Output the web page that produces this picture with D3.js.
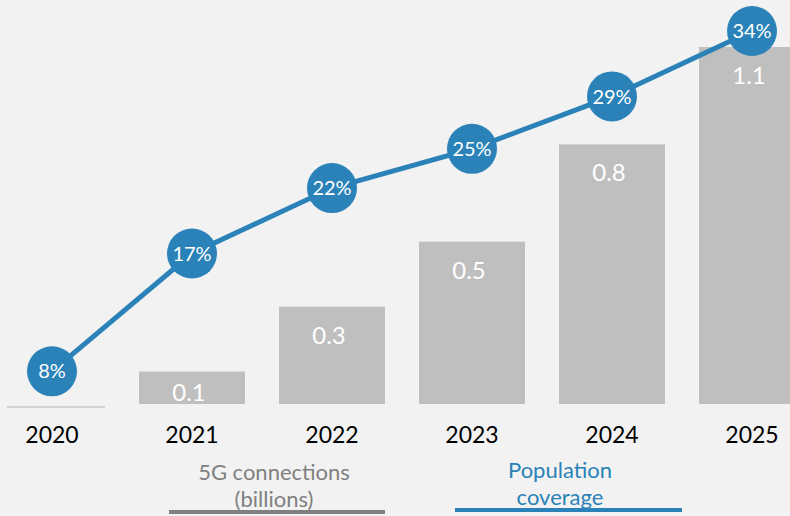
<!DOCTYPE html>
<html><head><meta charset="utf-8">
<script src="https://cdn.jsdelivr.net/npm/d3@7"></script>
<style>
html,body{margin:0;padding:0;background:#f2f2f2;}
svg{display:block;font-family:Lato,"Open Sans",sans-serif;}
</style></head>
<body>
<svg id="chart" width="790" height="516"></svg>
<script>
const years = ["2020","2021","2022","2023","2024","2025"];
const connections = [0, 0.1, 0.3, 0.5, 0.8, 1.1];
const connectionLabels = ["", "0.1", "0.3", "0.5", "0.8", "1.1"];
const coverage = [8, 17, 22, 25, 29, 34];
const coverageLabels = ["8%", "17%", "22%", "25%", "29%", "34%"];
const legendBar = ["5G connections", "(billions)"];
const legendLine = ["Population", "coverage"];

const svg = d3.select("#chart");
const blue = "#2a82b8", barGray = "#bfbfbf";

const x = d3.scaleBand().domain(years).range([-18, 822]).paddingInner(0.243).paddingOuter(0.1215);
const yBar = d3.scaleLinear().domain([0, 1.1]).range([404, 47]);
const yLine = d3.scaleLinear().domain([0, 34]).range([476, 31]);

const data = years.map((yr, i) => ({yr, c: connections[i], cl: connectionLabels[i], p: coverage[i], pl: coverageLabels[i]}));

// bars
svg.append("g").selectAll("rect").data(data.filter(d => d.c > 0)).join("rect")
  .attr("x", d => x(d.yr)).attr("width", x.bandwidth())
  .attr("y", d => yBar(d.c)).attr("height", d => yBar(0) - yBar(d.c))
  .attr("fill", barGray);

// zero bar line for 2020
svg.append("g").selectAll("line").data(data.filter(d => d.c === 0)).join("line")
  .attr("x1", d => x(d.yr) + 8).attr("x2", d => x(d.yr) + x.bandwidth())
  .attr("y1", yBar(0) + 3).attr("y2", yBar(0) + 3)
  .attr("stroke", "#c9c9c9").attr("stroke-width", 1.5);

// bar labels
svg.append("g").selectAll("text").data(data.filter(d => d.c > 0)).join("text")
  .attr("x", d => x(d.yr) + x.bandwidth() / 2 - 3)
  .attr("y", d => Math.min(yBar(d.c) + 37, yBar(0) - 3))
  .attr("text-anchor", "middle").attr("fill", "#ffffff").attr("font-size", 24)
  .text(d => d.cl);

// year axis labels
const xAxis = d3.axisBottom(x).tickSize(0).tickPadding(0);
const ax = svg.append("g").attr("transform", "translate(0,427)").call(xAxis);
ax.select(".domain").remove();
ax.selectAll("text").attr("font-size", 23).attr("fill", "#000").attr("dy", "0.71em")
  .attr("font-family", "Lato, 'Open Sans', sans-serif");

// line
const cx = d => x(d.yr) + x.bandwidth() / 2;
svg.append("path").datum(data)
  .attr("d", d3.line().x(cx).y(d => yLine(d.p)))
  .attr("fill", "none").attr("stroke", blue).attr("stroke-width", 5);

const pts = svg.append("g").selectAll("g").data(data).join("g")
  .attr("transform", d => `translate(${cx(d)},${yLine(d.p)})`);
pts.append("circle").attr("r", 25).attr("fill", blue);
pts.append("text").attr("text-anchor", "middle").attr("dy", "0.36em")
  .attr("fill", "#fff").attr("font-size", 20).text(d => d.pl);

// legend
const lg = svg.append("g");
lg.selectAll("text.lb").data(legendBar).join("text").attr("class", "lb")
  .attr("x", 274).attr("y", (d, i) => 480 + i * 27)
  .attr("text-anchor", "middle").attr("fill", "#808080").attr("font-size", 22).text(d => d);
lg.append("line").attr("x1", 169).attr("x2", 385).attr("y1", 512).attr("y2", 512)
  .attr("stroke", "#7f7f7f").attr("stroke-width", 4);
lg.selectAll("text.ll").data(legendLine).join("text").attr("class", "ll")
  .attr("x", 560).attr("y", (d, i) => 478 + i * 27)
  .attr("text-anchor", "middle").attr("fill", blue).attr("font-size", 22).text(d => d);
lg.append("line").attr("x1", 455).attr("x2", 682).attr("y1", 510).attr("y2", 510)
  .attr("stroke", blue).attr("stroke-width", 4);
</script>
</body></html>
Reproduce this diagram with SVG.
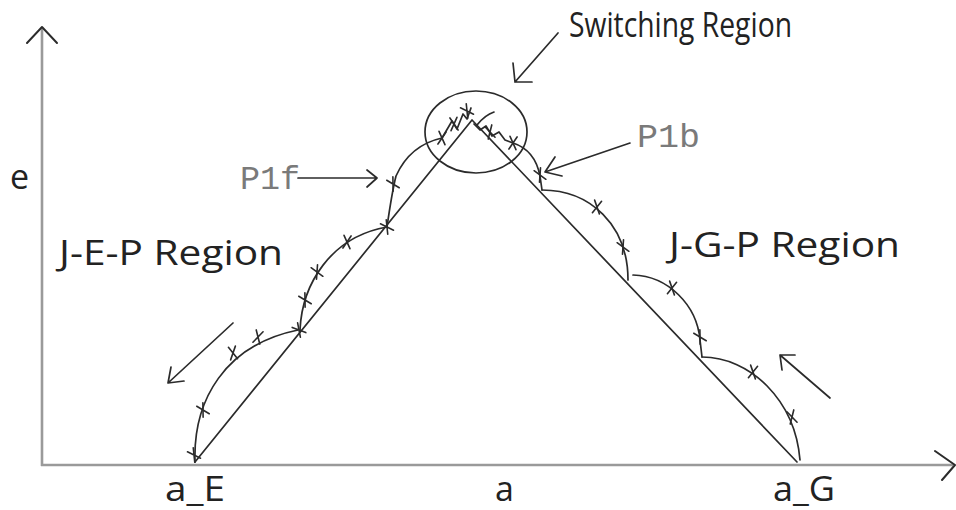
<svg xmlns="http://www.w3.org/2000/svg" width="956" height="510" viewBox="0 0 956 510">
<defs>
<style>
.ln{fill:none;stroke:#2b2b2b;stroke-width:1.7;stroke-linecap:round;stroke-linejoin:round}
.ax{fill:none;stroke:#9a9a9a;stroke-width:2.6}
.ah{fill:none;stroke:#2b2b2b;stroke-width:2;stroke-linecap:round;stroke-linejoin:round}
.lbl{font-family:"Open Sans","Liberation Sans",sans-serif;font-size:34px;fill:#222}
.mono{font-family:"Liberation Mono","Courier New",monospace;font-size:34px;fill:#7a7a7a}
.cx{fill:none;stroke:#2b2b2b;stroke-width:1.6;stroke-linecap:round}
</style>
<path id="x" d="M-7,-2 L7,2 M-2,-7 L2,7"/>
</defs>
<rect width="956" height="510" fill="#fff"/>
<g id="axes">
<line class="ax" x1="42" y1="29" x2="42" y2="466"/>
<line class="ax" x1="41" y1="465" x2="953" y2="465"/>
<path class="ah" d="M27,43 L42,27 L57,43"/>
<path class="ah" d="M935,451 L955,465 L942,480"/>
</g>
<g id="triangle">
<path class="ln" d="M195,462 L472,120 L797,462"/>
</g>
<g id="switching-circle">
<ellipse class="ln" cx="476" cy="132" rx="51" ry="41"/>
</g>
<g id="jep-curve">
<path class="ln" d="M195,462 C193,400 225,345 298,330"/>
<path class="ln" d="M300,330 C302,285 330,237 387,227"/>
<path class="ln" d="M387,227 Q392,192 396,176 Q410,145 442,138"/>
<path class="ln" d="M442,138 L452,121 L457,129 L463,114 L467,119 L471,108"/>
<g class="cx">
<use href="#x" transform="translate(194,455) rotate(10)"/>
<use href="#x" transform="translate(203,410) rotate(15)"/>
<use href="#x" transform="translate(233,353) rotate(35)"/>
<use href="#x" transform="translate(258,337) rotate(60)"/>
<use href="#x" transform="translate(299,330) rotate(5)"/>
<use href="#x" transform="translate(305,300) rotate(15)"/>
<use href="#x" transform="translate(317,272) rotate(20)"/>
<use href="#x" transform="translate(347,242) rotate(50)"/>
<use href="#x" transform="translate(387,227) rotate(10)"/>
<use href="#x" transform="translate(393,184) rotate(15)"/>
<use href="#x" transform="translate(442,138) rotate(50)"/>
<use href="#x" transform="translate(454,124) rotate(40)"/>
<use href="#x" transform="translate(467,111) rotate(10)"/>
</g>
</g>
<g id="jgp-curve">
<path class="ln" d="M477,125 Q485,115 494,112"/>
<path class="ln" d="M474,124 L480,130 L486,126 L492,136 L499,132 L505,140 L513,143"/>
<path class="ln" d="M513,143 Q535,150 540,176 L542,190"/>
<path class="ln" d="M542,190 C590,190 628,225 628,280"/>
<path class="ln" d="M633,275 C668,276 697,305 700,340 L702,357"/>
<path class="ln" d="M702,357 C750,357 795,400 800,460"/>
<g class="cx">
<use href="#x" transform="translate(490,132) rotate(30)"/>
<use href="#x" transform="translate(513,143) rotate(50)"/>
<use href="#x" transform="translate(540,175) rotate(20)"/>
<use href="#x" transform="translate(597,207) rotate(55)"/>
<use href="#x" transform="translate(623,247) rotate(20)"/>
<use href="#x" transform="translate(672,288) rotate(55)"/>
<use href="#x" transform="translate(700,337) rotate(15)"/>
<use href="#x" transform="translate(753,372) rotate(55)"/>
<use href="#x" transform="translate(792,417) rotate(30)"/>
</g>
</g>
<g id="connectors">
<path class="ln" d="M558,33 L515,82 M513,63 L515,82 L532,82"/>
<path class="ln" d="M298,178 L377,178 M367,170 L377,178 L367,187"/>
<path class="ln" d="M630,143 L545,172 M555,157 L545,172 L562,176"/>
<path class="ln" d="M233,323 L168,383 M171,367 L168,383 L184,381"/>
<path class="ln" d="M830,398 L780,355 M795,355 L780,355 L782,370"/>
</g>
<g id="label-switching"><text class="lbl" x="569" y="37" textLength="223" lengthAdjust="spacingAndGlyphs">Switching Region</text></g>
<g id="label-e"><text class="lbl" x="10" y="189">e</text></g>
<g id="label-p1f"><text class="mono" x="240" y="189" textLength="60" lengthAdjust="spacingAndGlyphs">P1f</text></g>
<g id="label-p1b"><text class="mono" x="637" y="147" textLength="63" lengthAdjust="spacingAndGlyphs">P1b</text></g>
<g id="label-jep"><text class="lbl" x="59" y="265" textLength="224" lengthAdjust="spacingAndGlyphs">J-E-P Region</text></g>
<g id="label-jgp"><text class="lbl" x="669" y="257" textLength="231" lengthAdjust="spacingAndGlyphs">J-G-P Region</text></g>
<g id="label-aE"><text class="lbl" x="165" y="501" font-size="32" textLength="60" lengthAdjust="spacingAndGlyphs">a_E</text></g>
<g id="label-a"><text class="lbl" x="495" y="501" font-size="32">a</text></g>
<g id="label-aG"><text class="lbl" x="773" y="501" font-size="32" textLength="62" lengthAdjust="spacingAndGlyphs">a_G</text></g>
</svg>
§ §
• Stated goal:
Quote the records above exactly, from the first line through the line containing "const data = years.map((yr, i)", and leave out the pictures.

• Answer to the exercise:
Output the web page that produces this picture with D3.js.
<!DOCTYPE html>
<html><head><meta charset="utf-8">
<script src="https://cdn.jsdelivr.net/npm/d3@7"></script>
<style>
html,body{margin:0;padding:0;background:#f2f2f2;}
svg{display:block;font-family:Lato,"Open Sans",sans-serif;}
</style></head>
<body>
<svg id="chart" width="790" height="516"></svg>
<script>
const years = ["2020","2021","2022","2023","2024","2025"];
const connections = [0, 0.1, 0.3, 0.5, 0.8, 1.1];
const connectionLabels = ["", "0.1", "0.3", "0.5", "0.8", "1.1"];
const coverage = [8, 17, 22, 25, 29, 34];
const coverageLabels = ["8%", "17%", "22%", "25%", "29%", "34%"];
const legendBar = ["5G connections", "(billions)"];
const legendLine = ["Population", "coverage"];

const svg = d3.select("#chart");
const blue = "#2a82b8", barGray = "#bfbfbf";

const x = d3.scaleBand().domain(years).range([-18, 822]).paddingInner(0.243).paddingOuter(0.1215);
const yBar = d3.scaleLinear().domain([0, 1.1]).range([404, 47]);
const yLine = d3.scaleLinear().domain([0, 34]).range([476, 31]);

const data = years.map((yr, i) => ({yr, c: connections[i], cl: connectionLabels[i], p: coverage[i], pl: coverageLabels[i]}));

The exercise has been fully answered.